Pictures are powerful. Is there a concrete manifestation of your idea that you make me see? What image can you bring to my mind?

Tell Me a Story

Stories are memory glue. We’re far better at remembering stories that we are at remembering facts. We’re social creatures and we use a lot of brain power working out who did what to whom and why.

In the previous article on ethos, I told you that I had my mortgage with the same bank as Richie McCaw. A moment ago, I told you about my wife bringing home the picture of the Guatemalan girl. In the previous two sentences I didn’t tell you to use stories, I told you how I had used stories.

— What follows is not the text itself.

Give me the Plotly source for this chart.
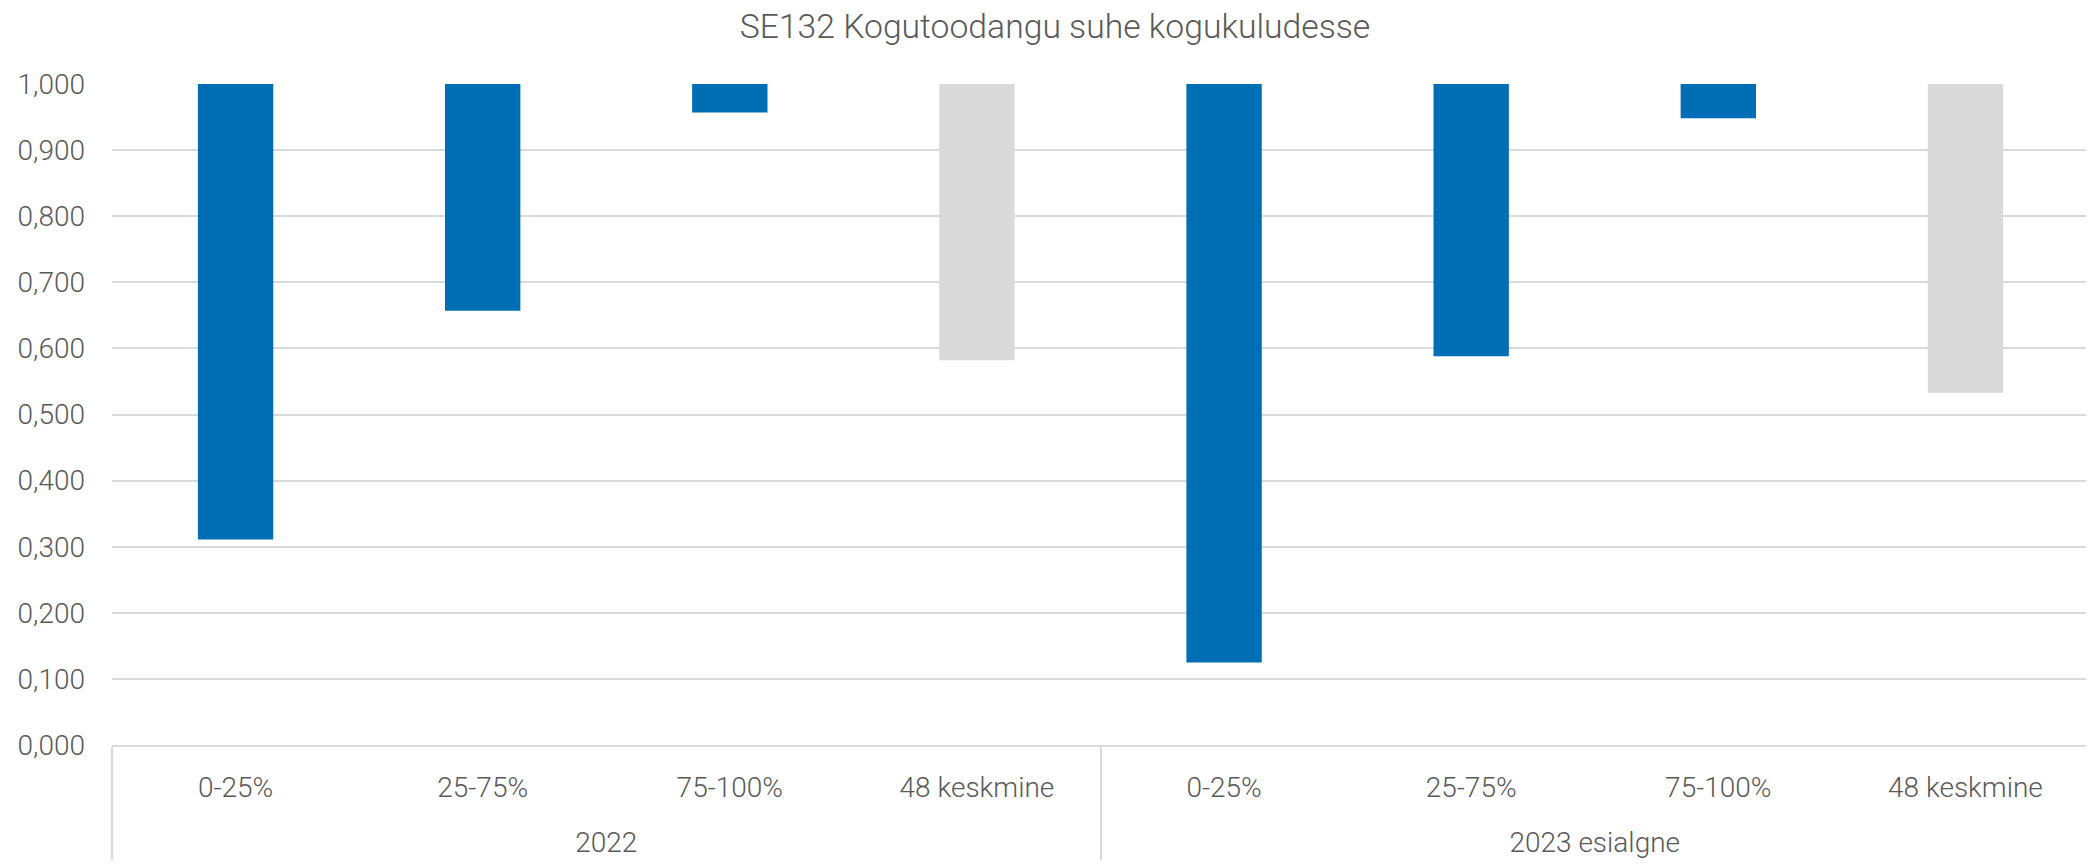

Stories, especially personal stories, illustrate the point you’re trying to make. They’re also far easier to remember. Since long before Call of Duty: Black Ops 4, or Survivor: Borneo, or the invention of writing, people have been sitting round campfires after dark telling stories. It’s part of who we are. How can you wrap your point up into a simple story to help it stick in my mind?


» Exercise

Look back at the questions you answered in part one of this article: what do you want me to believe and why should I like, trust, and believe you?

Now that you know what you’re going to say and you can help me think that you’re worth listening too, think about how you can make is stick with feeling, pictures, and stories.

What shared emotions can you arouse?

What visual elements can you make me see in my mind?

How can you make it personal? What stories can you tell?

The answers to these questions, along with the logical argument and personal credibility from part one, will give your writing or speaking a powerful boost.

Give Your Ideas a Chance

Saying that facts aren’t persuasive is not the same as saying that facts don’t matter. The point is that if you want your ideas to survive, they need to be nurtured with your credibility and your emotions. We need to hear and understand your ideas, but we also need to see them and feel them.

Use Aristotle’s three modes of persuasion to go from informative to persuasive and give your ideas the chance at life they deserve.